■ **WRITTEN INSTRUCTION**: Reproduce the first line and every line after it, exactly, through the one containing "plt.rcParams['font.size'] = 11". Leave out the rest.

------------------------

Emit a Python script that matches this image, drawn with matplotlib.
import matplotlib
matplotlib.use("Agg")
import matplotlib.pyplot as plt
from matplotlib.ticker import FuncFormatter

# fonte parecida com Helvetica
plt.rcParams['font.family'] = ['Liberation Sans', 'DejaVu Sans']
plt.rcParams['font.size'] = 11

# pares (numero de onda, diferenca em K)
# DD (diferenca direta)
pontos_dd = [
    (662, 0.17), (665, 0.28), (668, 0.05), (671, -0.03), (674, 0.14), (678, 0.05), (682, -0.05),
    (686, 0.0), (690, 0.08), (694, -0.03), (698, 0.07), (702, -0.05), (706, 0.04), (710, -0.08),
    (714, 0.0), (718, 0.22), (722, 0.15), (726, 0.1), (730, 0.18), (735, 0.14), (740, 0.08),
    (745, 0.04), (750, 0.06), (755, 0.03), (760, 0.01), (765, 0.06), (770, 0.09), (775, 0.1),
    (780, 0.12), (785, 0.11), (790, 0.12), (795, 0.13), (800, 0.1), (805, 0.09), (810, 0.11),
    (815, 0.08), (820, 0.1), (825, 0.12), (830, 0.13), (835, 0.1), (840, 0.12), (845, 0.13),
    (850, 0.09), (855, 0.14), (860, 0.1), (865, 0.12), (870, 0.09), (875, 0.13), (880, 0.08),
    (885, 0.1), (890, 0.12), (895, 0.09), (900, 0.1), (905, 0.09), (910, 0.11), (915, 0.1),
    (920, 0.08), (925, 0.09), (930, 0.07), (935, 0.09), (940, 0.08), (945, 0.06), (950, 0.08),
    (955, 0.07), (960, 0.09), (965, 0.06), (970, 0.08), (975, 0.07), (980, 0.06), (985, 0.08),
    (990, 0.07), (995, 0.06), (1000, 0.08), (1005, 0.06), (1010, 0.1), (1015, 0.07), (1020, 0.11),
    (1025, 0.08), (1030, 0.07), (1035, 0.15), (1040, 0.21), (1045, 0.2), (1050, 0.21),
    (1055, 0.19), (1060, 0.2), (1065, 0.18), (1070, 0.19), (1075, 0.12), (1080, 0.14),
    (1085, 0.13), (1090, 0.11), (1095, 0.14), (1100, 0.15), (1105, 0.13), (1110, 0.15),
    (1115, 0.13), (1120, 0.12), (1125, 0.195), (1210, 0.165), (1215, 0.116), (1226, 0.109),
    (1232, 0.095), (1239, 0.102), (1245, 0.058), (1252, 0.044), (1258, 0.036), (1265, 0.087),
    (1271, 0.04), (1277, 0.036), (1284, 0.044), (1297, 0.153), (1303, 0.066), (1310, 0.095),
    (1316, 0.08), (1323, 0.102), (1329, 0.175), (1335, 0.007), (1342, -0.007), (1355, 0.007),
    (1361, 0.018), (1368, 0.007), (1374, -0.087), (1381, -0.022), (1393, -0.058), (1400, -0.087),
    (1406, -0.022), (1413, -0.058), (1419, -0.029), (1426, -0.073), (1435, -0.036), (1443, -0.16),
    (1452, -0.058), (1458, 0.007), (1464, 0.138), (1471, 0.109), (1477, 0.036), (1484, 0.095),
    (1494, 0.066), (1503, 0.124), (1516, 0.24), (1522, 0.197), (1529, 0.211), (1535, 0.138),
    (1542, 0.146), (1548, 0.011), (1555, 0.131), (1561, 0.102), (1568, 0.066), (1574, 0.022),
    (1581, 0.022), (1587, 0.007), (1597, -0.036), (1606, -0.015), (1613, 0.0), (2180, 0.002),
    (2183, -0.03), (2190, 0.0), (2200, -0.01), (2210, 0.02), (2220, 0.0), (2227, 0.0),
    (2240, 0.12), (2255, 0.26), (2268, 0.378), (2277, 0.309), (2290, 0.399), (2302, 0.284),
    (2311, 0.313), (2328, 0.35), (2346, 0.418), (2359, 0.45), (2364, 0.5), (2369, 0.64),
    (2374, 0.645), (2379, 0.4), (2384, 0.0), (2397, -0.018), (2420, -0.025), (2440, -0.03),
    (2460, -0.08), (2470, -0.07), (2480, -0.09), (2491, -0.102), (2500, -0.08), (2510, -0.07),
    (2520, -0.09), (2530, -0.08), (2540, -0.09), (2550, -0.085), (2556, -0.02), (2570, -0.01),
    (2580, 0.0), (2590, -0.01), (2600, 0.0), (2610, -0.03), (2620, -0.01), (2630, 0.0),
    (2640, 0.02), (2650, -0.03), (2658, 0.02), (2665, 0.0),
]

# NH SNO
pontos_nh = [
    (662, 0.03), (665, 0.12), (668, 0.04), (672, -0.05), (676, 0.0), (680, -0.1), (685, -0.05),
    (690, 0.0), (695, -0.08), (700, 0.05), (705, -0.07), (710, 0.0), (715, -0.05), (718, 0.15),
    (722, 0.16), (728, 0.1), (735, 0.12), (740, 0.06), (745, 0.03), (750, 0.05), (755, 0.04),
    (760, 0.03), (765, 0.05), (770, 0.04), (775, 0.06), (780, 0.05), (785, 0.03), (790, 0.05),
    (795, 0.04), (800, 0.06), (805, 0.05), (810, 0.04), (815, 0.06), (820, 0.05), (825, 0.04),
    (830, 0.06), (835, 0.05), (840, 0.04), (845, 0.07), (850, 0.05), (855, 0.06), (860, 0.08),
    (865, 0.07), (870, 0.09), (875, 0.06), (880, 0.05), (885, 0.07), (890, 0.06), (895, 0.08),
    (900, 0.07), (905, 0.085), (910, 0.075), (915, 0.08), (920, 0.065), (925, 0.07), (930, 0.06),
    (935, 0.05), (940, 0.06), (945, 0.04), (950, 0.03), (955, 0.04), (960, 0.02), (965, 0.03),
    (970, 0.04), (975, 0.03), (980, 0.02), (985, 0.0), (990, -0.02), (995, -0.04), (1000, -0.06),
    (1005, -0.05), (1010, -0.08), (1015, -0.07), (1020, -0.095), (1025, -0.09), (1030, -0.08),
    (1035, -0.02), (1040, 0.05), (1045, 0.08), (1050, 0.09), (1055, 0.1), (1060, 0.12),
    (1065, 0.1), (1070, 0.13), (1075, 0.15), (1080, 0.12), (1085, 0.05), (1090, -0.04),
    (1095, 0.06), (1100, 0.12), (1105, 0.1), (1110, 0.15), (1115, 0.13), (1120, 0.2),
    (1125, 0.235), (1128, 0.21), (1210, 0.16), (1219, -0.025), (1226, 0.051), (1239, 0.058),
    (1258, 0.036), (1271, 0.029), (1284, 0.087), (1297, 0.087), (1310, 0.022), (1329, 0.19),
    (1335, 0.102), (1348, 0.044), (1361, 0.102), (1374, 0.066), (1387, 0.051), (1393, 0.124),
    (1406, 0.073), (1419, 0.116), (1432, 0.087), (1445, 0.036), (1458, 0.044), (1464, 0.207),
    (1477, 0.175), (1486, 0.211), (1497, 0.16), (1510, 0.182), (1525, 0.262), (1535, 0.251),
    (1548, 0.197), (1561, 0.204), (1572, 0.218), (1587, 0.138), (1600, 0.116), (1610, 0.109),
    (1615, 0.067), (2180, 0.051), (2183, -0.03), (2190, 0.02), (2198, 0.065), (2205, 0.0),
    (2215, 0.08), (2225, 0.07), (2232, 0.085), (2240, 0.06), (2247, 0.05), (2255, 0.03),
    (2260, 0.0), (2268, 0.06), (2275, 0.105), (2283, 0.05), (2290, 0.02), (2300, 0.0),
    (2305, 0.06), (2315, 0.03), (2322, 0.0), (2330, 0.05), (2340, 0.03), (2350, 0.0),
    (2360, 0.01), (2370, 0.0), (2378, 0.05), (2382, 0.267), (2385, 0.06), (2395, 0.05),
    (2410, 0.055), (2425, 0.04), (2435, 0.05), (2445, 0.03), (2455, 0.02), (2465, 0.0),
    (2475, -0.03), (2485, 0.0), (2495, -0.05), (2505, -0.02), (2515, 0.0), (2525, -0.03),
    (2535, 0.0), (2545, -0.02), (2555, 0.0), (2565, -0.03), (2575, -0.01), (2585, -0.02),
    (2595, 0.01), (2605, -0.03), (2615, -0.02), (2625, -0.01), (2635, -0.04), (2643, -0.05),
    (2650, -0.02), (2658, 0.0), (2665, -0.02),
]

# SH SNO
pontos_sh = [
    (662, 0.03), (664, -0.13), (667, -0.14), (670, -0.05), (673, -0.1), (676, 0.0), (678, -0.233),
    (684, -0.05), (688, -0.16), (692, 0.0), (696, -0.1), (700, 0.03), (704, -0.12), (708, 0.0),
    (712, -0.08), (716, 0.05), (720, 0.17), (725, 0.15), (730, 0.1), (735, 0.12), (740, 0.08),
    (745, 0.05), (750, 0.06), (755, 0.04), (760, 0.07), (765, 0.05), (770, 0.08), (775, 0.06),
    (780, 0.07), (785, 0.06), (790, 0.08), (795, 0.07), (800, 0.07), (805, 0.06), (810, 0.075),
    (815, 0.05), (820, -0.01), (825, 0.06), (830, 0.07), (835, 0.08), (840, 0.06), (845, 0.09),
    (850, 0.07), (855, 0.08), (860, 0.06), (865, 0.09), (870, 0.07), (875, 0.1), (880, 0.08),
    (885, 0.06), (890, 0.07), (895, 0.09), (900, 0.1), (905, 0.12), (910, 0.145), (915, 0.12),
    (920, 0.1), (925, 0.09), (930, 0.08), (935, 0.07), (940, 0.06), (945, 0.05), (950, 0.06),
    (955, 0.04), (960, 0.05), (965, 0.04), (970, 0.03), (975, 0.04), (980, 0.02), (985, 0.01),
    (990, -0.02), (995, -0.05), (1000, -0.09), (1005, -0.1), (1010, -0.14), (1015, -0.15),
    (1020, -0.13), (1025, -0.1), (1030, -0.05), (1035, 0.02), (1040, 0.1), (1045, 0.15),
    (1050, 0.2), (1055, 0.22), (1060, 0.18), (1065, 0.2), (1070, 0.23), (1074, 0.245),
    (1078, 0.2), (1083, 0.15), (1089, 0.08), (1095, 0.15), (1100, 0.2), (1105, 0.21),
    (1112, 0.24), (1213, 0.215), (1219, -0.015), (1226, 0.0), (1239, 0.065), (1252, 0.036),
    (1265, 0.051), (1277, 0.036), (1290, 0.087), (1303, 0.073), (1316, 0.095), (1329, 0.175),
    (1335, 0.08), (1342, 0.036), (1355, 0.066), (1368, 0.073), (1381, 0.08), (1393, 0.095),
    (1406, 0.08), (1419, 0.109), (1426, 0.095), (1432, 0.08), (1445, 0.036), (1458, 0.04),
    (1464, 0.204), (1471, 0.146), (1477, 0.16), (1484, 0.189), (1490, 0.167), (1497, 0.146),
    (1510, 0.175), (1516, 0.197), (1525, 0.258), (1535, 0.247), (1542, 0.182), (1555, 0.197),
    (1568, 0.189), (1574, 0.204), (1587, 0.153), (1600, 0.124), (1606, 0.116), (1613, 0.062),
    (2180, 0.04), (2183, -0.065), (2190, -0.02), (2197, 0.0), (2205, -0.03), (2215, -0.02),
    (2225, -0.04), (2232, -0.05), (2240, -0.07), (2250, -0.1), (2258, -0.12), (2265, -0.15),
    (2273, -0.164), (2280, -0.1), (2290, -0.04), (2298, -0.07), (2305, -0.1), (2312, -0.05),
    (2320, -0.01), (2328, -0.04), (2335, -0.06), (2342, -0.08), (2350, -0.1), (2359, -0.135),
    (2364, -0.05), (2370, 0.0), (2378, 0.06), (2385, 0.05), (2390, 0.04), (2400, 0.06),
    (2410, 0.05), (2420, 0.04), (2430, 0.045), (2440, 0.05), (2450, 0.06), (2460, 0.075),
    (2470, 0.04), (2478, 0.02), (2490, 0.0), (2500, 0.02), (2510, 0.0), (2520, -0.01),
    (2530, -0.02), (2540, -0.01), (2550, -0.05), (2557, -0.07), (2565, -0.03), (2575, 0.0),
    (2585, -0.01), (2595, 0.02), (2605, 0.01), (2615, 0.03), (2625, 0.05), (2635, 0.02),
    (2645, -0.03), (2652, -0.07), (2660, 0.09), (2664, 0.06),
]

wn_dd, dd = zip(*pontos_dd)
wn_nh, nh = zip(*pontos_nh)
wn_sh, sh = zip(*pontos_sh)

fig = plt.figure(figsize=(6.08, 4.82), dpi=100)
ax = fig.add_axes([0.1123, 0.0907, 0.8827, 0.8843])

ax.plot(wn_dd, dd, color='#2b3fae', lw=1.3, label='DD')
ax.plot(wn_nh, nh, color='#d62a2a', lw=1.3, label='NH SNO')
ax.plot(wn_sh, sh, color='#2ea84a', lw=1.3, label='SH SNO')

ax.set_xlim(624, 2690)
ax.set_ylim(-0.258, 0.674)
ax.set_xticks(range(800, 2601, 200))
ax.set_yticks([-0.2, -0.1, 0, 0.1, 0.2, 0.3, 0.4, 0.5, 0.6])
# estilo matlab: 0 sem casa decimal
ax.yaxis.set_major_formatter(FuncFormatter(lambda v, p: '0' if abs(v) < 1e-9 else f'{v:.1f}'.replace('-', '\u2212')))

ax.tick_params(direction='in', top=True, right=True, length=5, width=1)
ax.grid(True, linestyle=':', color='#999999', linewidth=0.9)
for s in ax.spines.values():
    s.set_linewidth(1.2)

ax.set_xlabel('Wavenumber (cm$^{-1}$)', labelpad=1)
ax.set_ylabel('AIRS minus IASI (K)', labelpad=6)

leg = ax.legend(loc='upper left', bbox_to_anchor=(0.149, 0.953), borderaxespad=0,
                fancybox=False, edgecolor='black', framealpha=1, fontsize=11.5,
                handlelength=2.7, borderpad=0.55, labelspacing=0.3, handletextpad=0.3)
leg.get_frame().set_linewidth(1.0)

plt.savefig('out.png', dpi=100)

------------------------

■ **COMPLETE ANSWER**:
Emit a Python script that matches this image, drawn with matplotlib.
import matplotlib
matplotlib.use("Agg")
import matplotlib.pyplot as plt
from matplotlib.ticker import FuncFormatter

# fonte parecida com Helvetica
plt.rcParams['font.family'] = ['Liberation Sans', 'DejaVu Sans']
plt.rcParams['font.size'] = 11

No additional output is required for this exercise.